Magic YUV is newer, but so far seems fine. Because it's newer, it hasn't been used as much or exposed to as many situations as the other codecs. Sometimes bugs come up over time (some situation or context might reveal a problem in the code).
And to also get back to the topic at hand, for you, how long does it take to encode 60gb 2 hour long captured .avi's? Or half that amount and the math will fill in. -
It should be fine for analog capture, but it's hard to say, because sometimes things just come up, or there are isolated situations where something isn't ideal. That's why they are called "unrecognized" bugs. If you are paranoid,just use ut or huffyuv. For example , some bugs about chroma upsampling/converting to RGB were addressed in the last magic yuv build, where it used a point resample algorithm before. But, theoretically, you shouldn't be using the codec to do the RGB conversion in the first place. There might be quirks in the host program using the codec. For example, magic yuv doesn't show up as a "preview" file for sequences in PP, but ut video does. (A workflow some people use in RGB workflows is to use a lossless codec as the preview file and use "render previews". This makes exporting lossless RGB many times faster because it's just copying out the preview files.). Now none of those things will affect what you are doing right now, but still you have to wonder about other "things". Ut video went through the early bug period as well, but that was several years ago.
And to also get back to the topic at hand, for you, how long does it take to encode 60gb 2 hour long captured .avi's? Or half that amount and the math will fill in.

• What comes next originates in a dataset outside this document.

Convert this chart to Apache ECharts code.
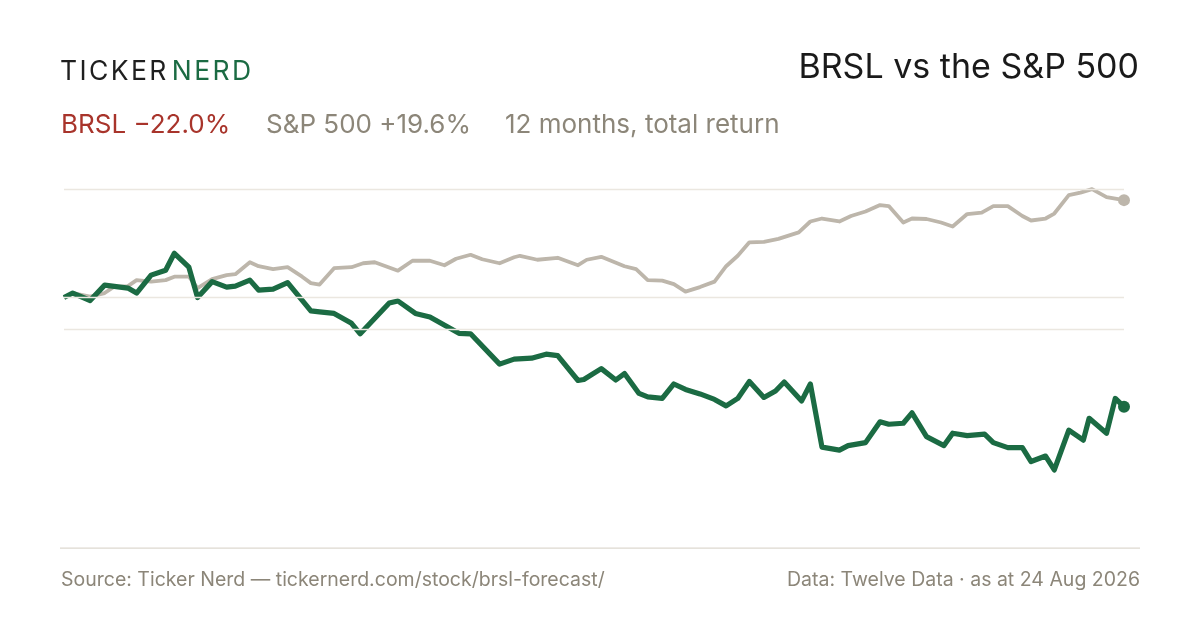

Personally, for "critical" tasks, or if I have additional temporal filtering (not QTMGC alone) I don't use MT , I switch back to "vanilla" avisynth. Avisynth MT is not reliable enough in my experience.
I have Huffyuv v2.1.1. Quality stays the same throughout through all 3 codecs, right? Changing the codec through those 3 doesn't change the capture quality?
Last edited by poisondeathray; 23rd Apr 2016 at 15:50.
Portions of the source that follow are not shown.